TASK TO CARRY OUT: Working from the data below, reproduce exactly the lines starting at the one that holds "Emit a Python" and ending at the one that holds "from bokeh.core.properties import value". Pictures are excluded.

DATA SHOWN:
>>>>>
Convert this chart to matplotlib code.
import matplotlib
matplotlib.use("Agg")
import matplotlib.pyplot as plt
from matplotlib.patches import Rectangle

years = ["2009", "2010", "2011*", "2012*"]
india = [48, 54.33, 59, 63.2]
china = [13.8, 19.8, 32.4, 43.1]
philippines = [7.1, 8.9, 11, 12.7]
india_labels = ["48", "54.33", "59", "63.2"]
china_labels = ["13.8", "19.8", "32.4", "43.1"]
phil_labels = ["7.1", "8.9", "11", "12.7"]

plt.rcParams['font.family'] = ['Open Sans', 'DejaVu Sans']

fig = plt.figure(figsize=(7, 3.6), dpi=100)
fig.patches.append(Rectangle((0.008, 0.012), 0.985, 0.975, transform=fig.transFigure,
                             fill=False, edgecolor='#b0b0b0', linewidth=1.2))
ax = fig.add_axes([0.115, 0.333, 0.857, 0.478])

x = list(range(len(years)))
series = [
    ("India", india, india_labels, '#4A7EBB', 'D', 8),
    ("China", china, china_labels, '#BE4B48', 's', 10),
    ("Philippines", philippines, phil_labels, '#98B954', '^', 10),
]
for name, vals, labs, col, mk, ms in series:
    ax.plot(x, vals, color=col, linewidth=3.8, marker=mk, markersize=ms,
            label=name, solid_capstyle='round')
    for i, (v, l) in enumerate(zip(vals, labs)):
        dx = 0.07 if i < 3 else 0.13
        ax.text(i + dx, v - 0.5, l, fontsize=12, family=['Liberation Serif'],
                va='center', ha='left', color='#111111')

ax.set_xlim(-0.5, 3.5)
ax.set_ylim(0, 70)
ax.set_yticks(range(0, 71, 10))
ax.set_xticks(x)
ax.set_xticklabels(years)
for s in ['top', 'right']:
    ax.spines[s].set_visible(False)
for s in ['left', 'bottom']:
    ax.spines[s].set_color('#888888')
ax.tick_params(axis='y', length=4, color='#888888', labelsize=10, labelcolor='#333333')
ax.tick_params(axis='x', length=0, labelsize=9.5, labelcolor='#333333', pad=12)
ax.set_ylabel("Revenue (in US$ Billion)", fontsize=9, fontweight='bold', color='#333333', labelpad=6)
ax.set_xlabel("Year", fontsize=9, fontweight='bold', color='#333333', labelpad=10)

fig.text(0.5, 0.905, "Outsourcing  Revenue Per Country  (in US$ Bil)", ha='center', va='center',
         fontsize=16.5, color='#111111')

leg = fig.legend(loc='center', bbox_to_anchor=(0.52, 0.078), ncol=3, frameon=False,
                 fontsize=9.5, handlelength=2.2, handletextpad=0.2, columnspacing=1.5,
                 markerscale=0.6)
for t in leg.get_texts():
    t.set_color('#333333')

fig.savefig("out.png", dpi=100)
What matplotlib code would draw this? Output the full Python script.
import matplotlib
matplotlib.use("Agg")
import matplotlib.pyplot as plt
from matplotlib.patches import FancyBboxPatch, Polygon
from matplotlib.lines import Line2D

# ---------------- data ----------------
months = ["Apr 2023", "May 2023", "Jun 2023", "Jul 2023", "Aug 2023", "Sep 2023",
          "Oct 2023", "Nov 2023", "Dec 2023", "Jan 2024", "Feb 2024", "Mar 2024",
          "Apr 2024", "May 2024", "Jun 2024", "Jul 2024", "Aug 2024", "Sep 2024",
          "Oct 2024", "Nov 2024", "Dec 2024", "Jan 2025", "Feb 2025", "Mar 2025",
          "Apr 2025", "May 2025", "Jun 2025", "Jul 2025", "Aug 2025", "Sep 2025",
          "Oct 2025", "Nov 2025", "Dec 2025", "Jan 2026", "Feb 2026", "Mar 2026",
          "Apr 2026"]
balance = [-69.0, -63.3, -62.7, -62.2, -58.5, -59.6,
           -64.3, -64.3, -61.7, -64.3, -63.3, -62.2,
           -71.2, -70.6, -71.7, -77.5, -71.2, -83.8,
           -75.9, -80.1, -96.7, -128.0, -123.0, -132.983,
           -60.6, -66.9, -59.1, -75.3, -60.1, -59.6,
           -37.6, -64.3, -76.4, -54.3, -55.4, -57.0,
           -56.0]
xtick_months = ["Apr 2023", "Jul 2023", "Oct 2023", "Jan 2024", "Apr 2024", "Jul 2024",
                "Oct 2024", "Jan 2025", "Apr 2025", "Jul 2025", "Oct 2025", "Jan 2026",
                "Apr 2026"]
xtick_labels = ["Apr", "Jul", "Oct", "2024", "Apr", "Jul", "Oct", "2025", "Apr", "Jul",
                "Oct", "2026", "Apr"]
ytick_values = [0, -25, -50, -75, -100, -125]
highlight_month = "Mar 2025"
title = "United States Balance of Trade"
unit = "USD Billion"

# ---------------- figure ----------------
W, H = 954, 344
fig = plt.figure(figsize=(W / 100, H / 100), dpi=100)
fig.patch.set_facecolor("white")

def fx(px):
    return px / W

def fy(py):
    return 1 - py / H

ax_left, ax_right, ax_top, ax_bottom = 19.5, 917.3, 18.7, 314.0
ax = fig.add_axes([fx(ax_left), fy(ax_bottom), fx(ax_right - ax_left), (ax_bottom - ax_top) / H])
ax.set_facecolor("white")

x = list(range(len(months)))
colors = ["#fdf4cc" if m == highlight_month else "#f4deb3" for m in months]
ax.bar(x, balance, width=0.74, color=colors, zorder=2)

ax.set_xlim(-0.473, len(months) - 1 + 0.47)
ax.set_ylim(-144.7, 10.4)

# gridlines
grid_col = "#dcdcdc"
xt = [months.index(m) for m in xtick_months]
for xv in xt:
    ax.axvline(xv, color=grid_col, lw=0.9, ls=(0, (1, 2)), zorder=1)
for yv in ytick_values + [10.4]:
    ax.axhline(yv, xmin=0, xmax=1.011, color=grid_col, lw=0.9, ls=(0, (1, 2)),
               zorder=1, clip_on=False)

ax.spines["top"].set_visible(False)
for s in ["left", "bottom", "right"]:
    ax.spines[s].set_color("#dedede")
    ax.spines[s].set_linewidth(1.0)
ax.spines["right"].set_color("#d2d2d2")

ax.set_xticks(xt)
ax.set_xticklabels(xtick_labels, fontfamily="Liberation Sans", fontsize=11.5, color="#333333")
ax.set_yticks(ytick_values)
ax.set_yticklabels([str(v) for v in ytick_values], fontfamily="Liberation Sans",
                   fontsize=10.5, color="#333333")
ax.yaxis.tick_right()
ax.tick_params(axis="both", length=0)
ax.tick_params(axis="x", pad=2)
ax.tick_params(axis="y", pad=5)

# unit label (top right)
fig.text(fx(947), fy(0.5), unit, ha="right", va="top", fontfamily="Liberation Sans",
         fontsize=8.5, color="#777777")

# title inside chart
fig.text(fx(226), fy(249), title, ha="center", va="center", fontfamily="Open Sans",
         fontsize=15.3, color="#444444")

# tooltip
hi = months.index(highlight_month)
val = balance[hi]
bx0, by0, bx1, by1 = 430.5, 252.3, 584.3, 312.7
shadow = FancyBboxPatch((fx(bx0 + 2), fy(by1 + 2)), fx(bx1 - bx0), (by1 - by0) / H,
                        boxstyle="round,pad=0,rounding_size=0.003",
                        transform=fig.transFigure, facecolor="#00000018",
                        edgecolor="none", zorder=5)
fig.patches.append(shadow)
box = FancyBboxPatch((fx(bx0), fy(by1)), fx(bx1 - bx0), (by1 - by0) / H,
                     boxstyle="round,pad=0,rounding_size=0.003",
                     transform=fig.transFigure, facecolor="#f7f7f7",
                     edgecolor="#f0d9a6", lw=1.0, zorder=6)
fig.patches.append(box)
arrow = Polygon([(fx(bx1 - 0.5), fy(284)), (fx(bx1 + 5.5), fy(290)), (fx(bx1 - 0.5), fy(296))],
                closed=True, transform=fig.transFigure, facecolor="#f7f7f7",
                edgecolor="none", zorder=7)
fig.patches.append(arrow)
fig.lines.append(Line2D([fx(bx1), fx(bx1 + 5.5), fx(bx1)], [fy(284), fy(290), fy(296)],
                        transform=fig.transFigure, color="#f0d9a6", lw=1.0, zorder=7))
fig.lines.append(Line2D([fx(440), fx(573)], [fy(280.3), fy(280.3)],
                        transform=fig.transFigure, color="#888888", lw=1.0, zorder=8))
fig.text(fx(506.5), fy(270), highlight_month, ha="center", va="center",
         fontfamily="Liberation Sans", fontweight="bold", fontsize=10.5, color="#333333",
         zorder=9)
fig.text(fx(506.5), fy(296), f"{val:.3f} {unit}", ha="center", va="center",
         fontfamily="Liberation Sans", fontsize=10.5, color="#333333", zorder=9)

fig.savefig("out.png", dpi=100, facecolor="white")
<<<<<
>>>>>
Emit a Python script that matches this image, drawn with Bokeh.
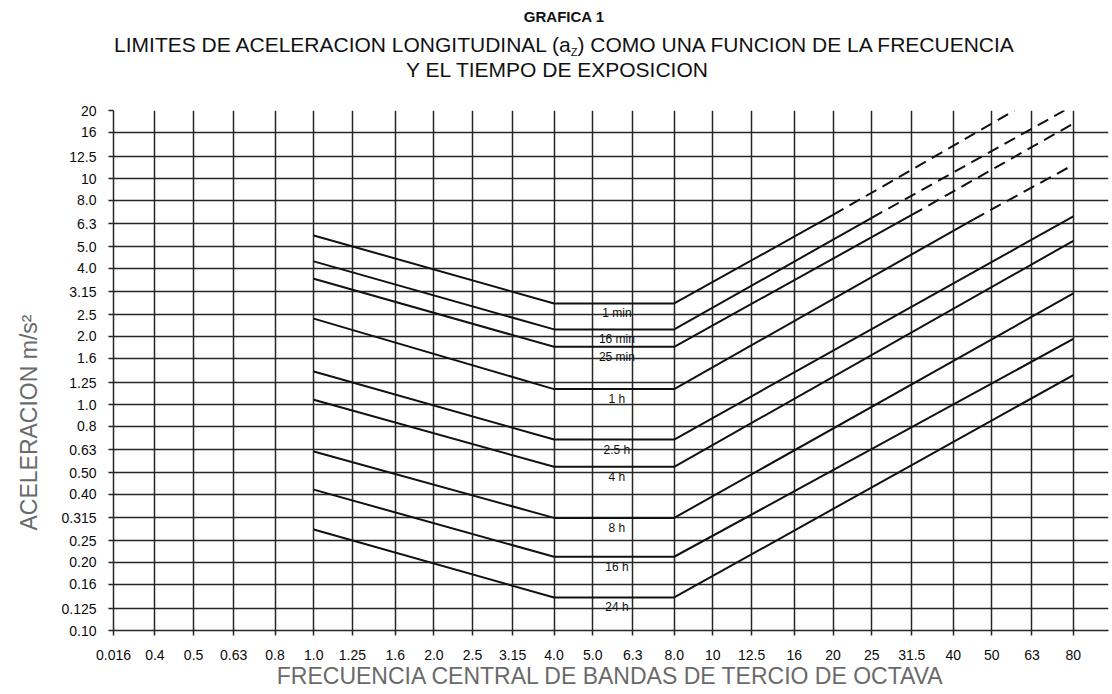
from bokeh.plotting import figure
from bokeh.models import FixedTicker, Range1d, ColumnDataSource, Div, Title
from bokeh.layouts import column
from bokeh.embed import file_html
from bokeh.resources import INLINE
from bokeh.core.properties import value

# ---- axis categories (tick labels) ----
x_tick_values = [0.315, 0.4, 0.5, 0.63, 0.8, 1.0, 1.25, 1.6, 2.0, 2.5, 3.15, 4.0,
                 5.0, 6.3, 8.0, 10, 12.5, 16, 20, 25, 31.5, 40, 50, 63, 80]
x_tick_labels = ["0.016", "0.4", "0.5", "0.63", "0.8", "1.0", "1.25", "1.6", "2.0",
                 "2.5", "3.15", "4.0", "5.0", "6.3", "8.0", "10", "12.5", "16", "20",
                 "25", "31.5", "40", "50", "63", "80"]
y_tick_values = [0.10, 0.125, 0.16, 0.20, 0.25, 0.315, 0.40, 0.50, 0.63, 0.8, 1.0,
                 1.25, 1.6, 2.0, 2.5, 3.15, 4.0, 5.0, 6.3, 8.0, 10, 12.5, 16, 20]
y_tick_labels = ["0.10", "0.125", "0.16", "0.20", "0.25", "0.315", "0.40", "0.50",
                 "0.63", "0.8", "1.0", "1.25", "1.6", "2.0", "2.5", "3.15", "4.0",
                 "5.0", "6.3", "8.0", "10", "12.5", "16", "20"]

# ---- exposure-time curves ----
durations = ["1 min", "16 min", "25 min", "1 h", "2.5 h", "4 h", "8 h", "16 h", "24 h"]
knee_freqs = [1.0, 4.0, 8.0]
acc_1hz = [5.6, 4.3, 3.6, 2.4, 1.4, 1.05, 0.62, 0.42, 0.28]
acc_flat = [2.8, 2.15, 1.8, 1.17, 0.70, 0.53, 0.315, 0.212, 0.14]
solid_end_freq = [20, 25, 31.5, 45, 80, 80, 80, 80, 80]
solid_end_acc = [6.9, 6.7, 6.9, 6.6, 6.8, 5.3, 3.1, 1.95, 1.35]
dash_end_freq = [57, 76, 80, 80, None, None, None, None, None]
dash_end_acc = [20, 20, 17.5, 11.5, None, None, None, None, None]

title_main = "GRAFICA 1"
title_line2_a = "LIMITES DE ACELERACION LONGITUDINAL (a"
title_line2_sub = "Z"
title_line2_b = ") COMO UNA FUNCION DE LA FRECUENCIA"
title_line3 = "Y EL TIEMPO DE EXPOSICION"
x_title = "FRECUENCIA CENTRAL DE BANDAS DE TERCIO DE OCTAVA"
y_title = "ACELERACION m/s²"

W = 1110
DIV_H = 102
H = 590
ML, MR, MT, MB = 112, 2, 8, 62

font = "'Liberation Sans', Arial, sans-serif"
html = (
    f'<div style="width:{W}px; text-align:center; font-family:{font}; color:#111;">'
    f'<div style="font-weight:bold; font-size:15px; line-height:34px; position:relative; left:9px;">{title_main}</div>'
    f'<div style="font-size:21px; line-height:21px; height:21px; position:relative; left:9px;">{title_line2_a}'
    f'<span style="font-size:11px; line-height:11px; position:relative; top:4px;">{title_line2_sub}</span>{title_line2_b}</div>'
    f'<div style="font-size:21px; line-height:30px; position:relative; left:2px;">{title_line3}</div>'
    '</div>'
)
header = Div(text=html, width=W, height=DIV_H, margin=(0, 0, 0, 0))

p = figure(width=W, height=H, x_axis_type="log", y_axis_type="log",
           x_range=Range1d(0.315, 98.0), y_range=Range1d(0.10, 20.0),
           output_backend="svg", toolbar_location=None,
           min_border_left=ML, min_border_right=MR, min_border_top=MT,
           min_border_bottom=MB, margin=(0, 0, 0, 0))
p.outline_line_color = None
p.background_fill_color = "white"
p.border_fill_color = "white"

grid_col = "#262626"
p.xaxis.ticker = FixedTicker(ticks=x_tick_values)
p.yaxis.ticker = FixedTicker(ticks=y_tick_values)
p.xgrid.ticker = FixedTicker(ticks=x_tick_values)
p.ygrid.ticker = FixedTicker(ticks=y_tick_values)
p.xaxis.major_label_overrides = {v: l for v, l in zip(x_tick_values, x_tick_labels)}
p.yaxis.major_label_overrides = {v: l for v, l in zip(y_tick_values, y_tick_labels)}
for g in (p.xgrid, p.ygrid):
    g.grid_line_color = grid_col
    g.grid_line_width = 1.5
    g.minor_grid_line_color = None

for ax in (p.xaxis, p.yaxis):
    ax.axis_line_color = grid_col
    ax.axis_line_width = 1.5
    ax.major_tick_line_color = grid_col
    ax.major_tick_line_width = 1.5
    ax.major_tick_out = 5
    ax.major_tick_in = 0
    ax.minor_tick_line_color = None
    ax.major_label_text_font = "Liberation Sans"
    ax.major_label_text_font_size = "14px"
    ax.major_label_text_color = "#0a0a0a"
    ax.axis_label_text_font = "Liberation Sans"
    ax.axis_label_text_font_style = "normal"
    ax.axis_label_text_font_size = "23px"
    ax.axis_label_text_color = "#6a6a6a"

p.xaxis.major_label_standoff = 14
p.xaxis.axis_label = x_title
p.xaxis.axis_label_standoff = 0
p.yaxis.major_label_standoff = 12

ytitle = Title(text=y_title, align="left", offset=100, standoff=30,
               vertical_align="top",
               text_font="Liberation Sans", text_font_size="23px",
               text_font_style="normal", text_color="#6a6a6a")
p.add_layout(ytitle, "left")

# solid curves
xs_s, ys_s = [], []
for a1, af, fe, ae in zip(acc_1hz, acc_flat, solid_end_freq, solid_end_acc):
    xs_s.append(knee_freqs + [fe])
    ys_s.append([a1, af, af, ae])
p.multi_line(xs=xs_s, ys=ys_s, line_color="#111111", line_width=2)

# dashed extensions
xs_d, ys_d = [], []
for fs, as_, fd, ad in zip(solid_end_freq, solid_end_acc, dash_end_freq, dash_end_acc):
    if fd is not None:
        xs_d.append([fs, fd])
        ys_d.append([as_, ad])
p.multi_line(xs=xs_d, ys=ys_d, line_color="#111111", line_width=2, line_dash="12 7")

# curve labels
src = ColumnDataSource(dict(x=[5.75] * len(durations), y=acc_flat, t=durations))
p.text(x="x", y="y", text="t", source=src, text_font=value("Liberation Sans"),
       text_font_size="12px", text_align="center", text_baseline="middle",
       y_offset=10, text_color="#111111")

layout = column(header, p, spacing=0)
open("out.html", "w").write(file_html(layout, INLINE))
<<<<<
SOLUTION FOR THIS TASK:
Emit a Python script that matches this image, drawn with Bokeh.
from bokeh.plotting import figure
from bokeh.models import FixedTicker, Range1d, ColumnDataSource, Div, Title
from bokeh.layouts import column
from bokeh.embed import file_html
from bokeh.resources import INLINE
from bokeh.core.properties import value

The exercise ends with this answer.